For seven thousand years he lived in the household in three palaces - Sucanda, Giri, Vahana (BuA.p.201 calls them Sucanda kasiri, Giriyasa and Nārivasabha) -
his wife being Sabbakāmā and his son Atula.
He left home on an elephant,
practised austerities for eight months,
was given milk rice by the daughter of Piyadassī setthi of Sudassananigama,
and grass for his seat by Anomadassī.
His Bodhi was a pundarīka.
His first sermon was preached in the Migācira pleasaunce near Arunavatī,
and his Twin Miracle was performed near Suriyavatī under a campaka tree.
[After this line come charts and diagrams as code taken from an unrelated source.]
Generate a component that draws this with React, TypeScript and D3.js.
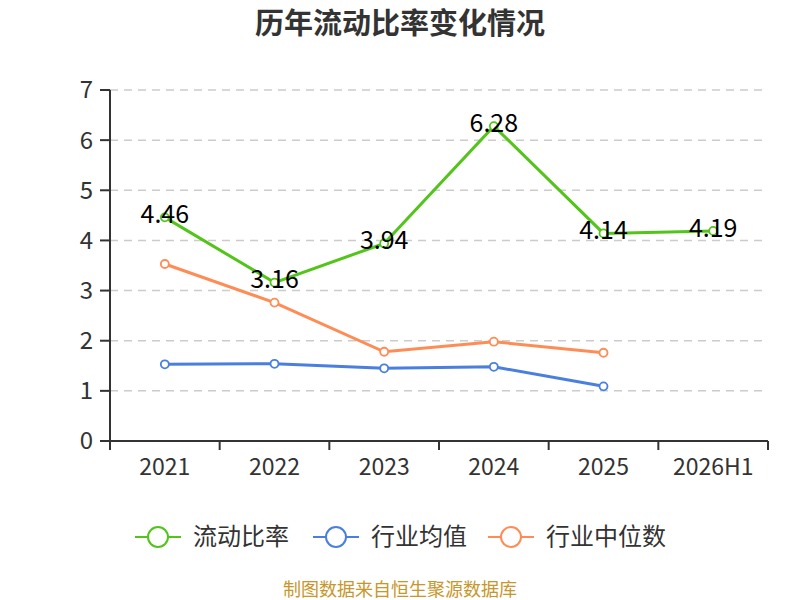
import React from 'react';
import * as d3 from 'd3';

const categories = ['2021', '2022', '2023', '2024', '2025', '2026H1'];
const currentRatio = [4.46, 3.16, 3.94, 6.28, 4.14, 4.19];
const industryMean = [1.53, 1.54, 1.45, 1.48, 1.09];
const industryMedian = [3.53, 2.76, 1.78, 1.98, 1.76];
const yTicks = [0, 1, 2, 3, 4, 5, 6, 7];

const W = 800;
const H = 600;
const MARGIN = { TOP: 90, BOTTOM: 159, LEFT: 110, RIGHT: 32 };
const FONT = '"Microsoft YaHei", "Noto Sans CJK SC", "Noto Sans", sans-serif';

const series = [
  { name: '流动比率', color: '#52c41a', values: currentRatio },
  { name: '行业均值', color: '#4a7fe0', values: industryMean },
  { name: '行业中位数', color: '#ff8c55', values: industryMedian },
];

export default function App(): JSX.Element {
  const x = d3
    .scaleBand<string>()
    .domain(categories)
    .range([MARGIN.LEFT, W - MARGIN.RIGHT]);
  const y = d3
    .scaleLinear()
    .domain([0, 7])
    .range([H - MARGIN.BOTTOM, MARGIN.TOP]);
  const cx = (c: string) => (x(c) || 0) + x.bandwidth() / 2;
  const line = d3
    .line<number>()
    .x((_, i) => cx(categories[i]))
    .y((d) => y(d));

  const legendX = [135, 313, 488];

  return (
    <svg
      width={W}
      height={H}
      style={{ position: 'absolute', left: 0, top: 0, background: '#fff' }}
      fontFamily={FONT}
    >
      <text x={400} y={24} dy="0.35em" textAnchor="middle" fontSize={29} fontWeight="bold" fill="#333">
        历年流动比率变化情况
      </text>

      {/* grid lines */}
      {yTicks.slice(1).map((t) => (
        <line
          key={t}
          x1={MARGIN.LEFT}
          x2={W - MARGIN.RIGHT}
          y1={y(t)}
          y2={y(t)}
          stroke="#ccc"
          strokeDasharray="8,6"
          strokeWidth={1.5}
        />
      ))}

      {/* y axis */}
      <line x1={MARGIN.LEFT} x2={MARGIN.LEFT} y1={y(0)} y2={y(7)} stroke="#333" strokeWidth={2} />
      {yTicks.map((t) => (
        <g key={t}>
          <line x1={MARGIN.LEFT - 10} x2={MARGIN.LEFT} y1={y(t)} y2={y(t)} stroke="#333" strokeWidth={2} />
          <text x={MARGIN.LEFT - 17} y={y(t)} dy="0.35em" textAnchor="end" fontSize={24} fill="#333">
            {t}
          </text>
        </g>
      ))}

      {/* x axis */}
      <line x1={MARGIN.LEFT} x2={W - MARGIN.RIGHT} y1={y(0)} y2={y(0)} stroke="#333" strokeWidth={2} />
      {[...categories.map((c) => x(c) || 0), W - MARGIN.RIGHT].map((p, i) => (
        <line key={i} x1={p} x2={p} y1={y(0)} y2={y(0) + 9} stroke="#333" strokeWidth={2} />
      ))}
      {categories.map((c) => (
        <text key={c} x={cx(c)} y={y(0) + 26} dy="0.35em" textAnchor="middle" fontSize={23} fill="#333">
          {c}
        </text>
      ))}

      {/* series */}
      {series.map((s) => (
        <g key={s.name}>
          <path d={line(s.values) || ''} fill="none" stroke={s.color} strokeWidth={3} />
          {s.values.map((v, i) => (
            <circle
              key={i}
              cx={cx(categories[i])}
              cy={y(v)}
              r={4}
              fill="#fff"
              stroke={s.color}
              strokeWidth={1.8}
            />
          ))}
        </g>
      ))}
      {currentRatio.map((v, i) => (
        <text
          key={i}
          x={cx(categories[i])}
          y={y(v) - 3}
          dy="0.35em"
          textAnchor="middle"
          fontSize={25}
          fill="#000"
        >
          {v.toFixed(2)}
        </text>
      ))}

      {/* legend */}
      {series.map((s, i) => (
        <g key={s.name} transform={`translate(${legendX[i]}, 537)`}>
          <line x1={0} x2={46} y1={0} y2={0} stroke={s.color} strokeWidth={2} />
          <circle cx={23} cy={0} r={10} fill="#fff" stroke={s.color} strokeWidth={2} />
          <text x={58} y={0} dy="0.35em" fontSize={24} fill="#333">
            {s.name}
          </text>
        </g>
      ))}

      <text x={400} y={590} dy="0.35em" textAnchor="middle" fontSize={18} fill="#c8962a">
        制图数据来自恒生聚源数据库
      </text>
    </svg>
  );
}
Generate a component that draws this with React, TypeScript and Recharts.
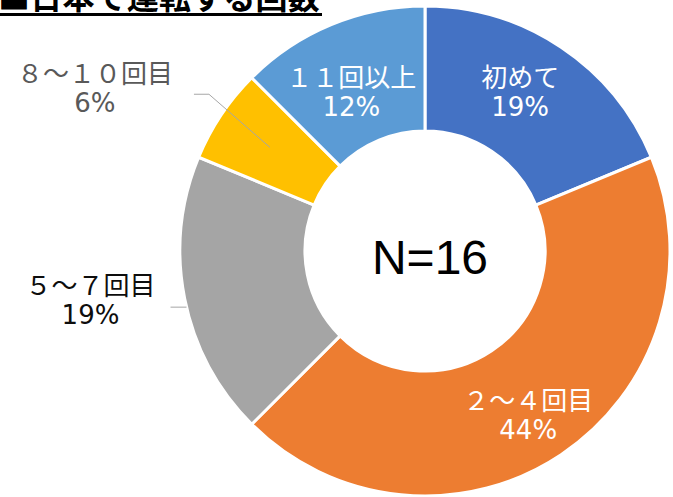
import React from 'react';
import { PieChart, Pie, Cell } from 'recharts';

// 日本で運転する回数 (N=16)
const categories = ['初めて', '２～４回目', '５～７回目', '８～１０回目', '１１回以上'];
const counts = [3, 7, 3, 1, 2];
const percentLabels = ['19%', '44%', '19%', '6%', '12%'];
const colors = ['#4472C4', '#ED7D31', '#A5A5A5', '#FFC000', '#5B9BD5'];
const title = '■日本で運転する回数';
const centerText = 'N=16';

const data = categories.map((name, i) => ({ name, value: counts[i], pct: percentLabels[i] }));

const FONT = '"DejaVu Sans", "Noto Sans CJK JP", sans-serif';
const CJK = '"Noto Sans CJK JP", sans-serif';
const RAD = Math.PI / 180;

const polar = (cx: number, cy: number, r: number, deg: number) => ({
  x: cx + r * Math.cos(-deg * RAD),
  y: cy + r * Math.sin(-deg * RAD),
});

// how each label sits: inside the ring (nudged off the mid-ring), or outside with a leader line
const labelLayout: any[] = [
  { mode: 'inside', fill: '#FFFFFF', dr: 2.5, dAngle: 2.8 },
  { mode: 'inside', fill: '#FFFFFF', dr: 11.5, dAngle: -1.6 },
  { mode: 'outside', fill: '#0D0D0D', r: 338, dAngle: -3, line: 'short' },
  { mode: 'outside', fill: '#595959', r: 368, dAngle: 7.5, line: 'elbow' },
  { mode: 'inside', fill: '#FFFFFF', dr: -7.5, dAngle: 2.4 },
];

const renderLabel = (props: any) => {
  const { cx, cy, midAngle, innerRadius, outerRadius, index } = props;
  const spec = labelLayout[index];
  const d = data[index];
  let pos;
  let leader = null;
  if (spec.mode === 'inside') {
    pos = polar(cx, cy, (innerRadius + outerRadius) / 2 + spec.dr, midAngle + spec.dAngle);
  } else {
    pos = polar(cx, cy, spec.r, midAngle + spec.dAngle);
    if (spec.line === 'short') {
      const end = polar(cx, cy, outerRadius, midAngle + 2);
      leader = <polyline points={`${end.x - 16},${end.y} ${end.x},${end.y}`} fill="none" stroke="#A6A6A6" strokeWidth={1} />;
    } else {
      const end = polar(cx, cy, (innerRadius + outerRadius) / 2 + 4, midAngle);
      const sx = pos.x + 99;
      const sy = pos.y + 6;
      leader = (
        <polyline
          points={`${sx},${sy} ${sx + 15},${sy} ${end.x},${end.y}`}
          fill="none"
          stroke="#A6A6A6"
          strokeWidth={1}
        />
      );
    }
  }
  return (
    <g key={`lbl-${index}`}>
      {leader}
      <text x={pos.x} y={pos.y - 14} textAnchor="middle" dominantBaseline="central" fontSize={26} fontFamily={FONT} fill={spec.fill}>
        {d.name}
      </text>
      <text x={pos.x} y={pos.y + 15} textAnchor="middle" dominantBaseline="central" fontSize={26} fontFamily={FONT} fill={spec.fill}>
        {d.pct}
      </text>
    </g>
  );
};

export default function App() {
  return (
    <div style={{ position: 'relative', width: 673, height: 497, background: '#fff' }}>
      <style>{`body{margin:0}`}</style>
      <PieChart width={673} height={497} margin={{ top: 0, right: 0, bottom: 0, left: 0 }}>
        <Pie
          data={data}
          dataKey="value"
          nameKey="name"
          cx={425}
          cy={251}
          innerRadius={120}
          outerRadius={245}
          startAngle={90}
          endAngle={-270}
          stroke="#FFFFFF"
          strokeWidth={3}
          label={renderLabel}
          labelLine={false}
          isAnimationActive={false}
        >
          {data.map((_, i) => (
            <Cell key={i} fill={colors[i]} />
          ))}
        </Pie>
      </PieChart>
      <svg width={673} height={497} style={{ position: 'absolute', left: 0, top: 0, pointerEvents: 'none' }}>
        <text
          x={Array.from(title).map((_, i) => -2 + i * 32.2).join(' ')}
          y={9}
          fontSize={32}
          fontWeight="bold"
          fontFamily={CJK}
          fill="#000"
        >
          {title}
        </text>
        <rect x={0} y={13} width={322} height={3} fill="#000" />
        <text x={430} y={257} textAnchor="middle" dominantBaseline="central" fontSize={48} fontFamily="Liberation Sans, Arial, sans-serif" fill="#000">
          {centerText}
        </text>
      </svg>
    </div>
  );
}
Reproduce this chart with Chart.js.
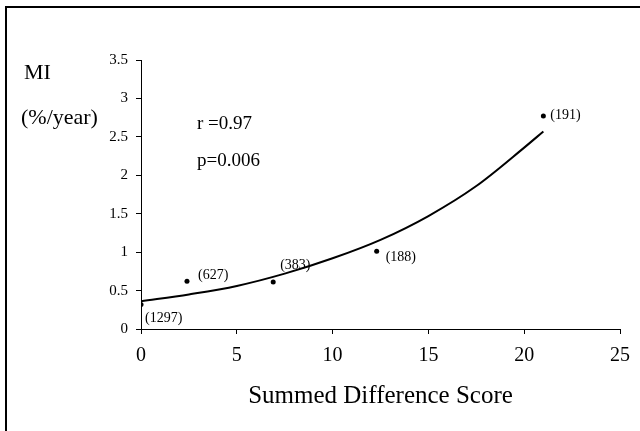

The Bodhisatta was Arindama, king of Paribhutta. Abhibhū and Sambhava were his chief disciples among Monks, and Akhilā (Makhilā) and Padumā among nuns.
His Constant attendant was Khemankara.
Among his patrons were Sirivaddha and Canda (Nanda) among men,
and Cittā and Suguttā among women.
His Body was sixty cubits high, and he lived to the age of seventy thousand years, dying in Dussārāma (Assārāma) in Sīlavatī.
Over his relics was erected a thūpa three leagues in height
(Bu.xxi.; BuA.201ff.; cf. D.ii.7; iii.195f.; J.i.41, 94; DhA.i.69; S.ii.9; Dvy.333).
Sikhī Buddha held the Pātimokkha ceremony only once in six years (DhA.iii.236; cf. Sp.i.191).
For a visit paid by him to the Brahma World see Abhibhū. His name also occurs in the Arunavatī Paritta (q.v.).
Sikhī Sutta. The process by which Sikhī Buddha, like the other Buddhas, reached Enlightenment. S.iii.9.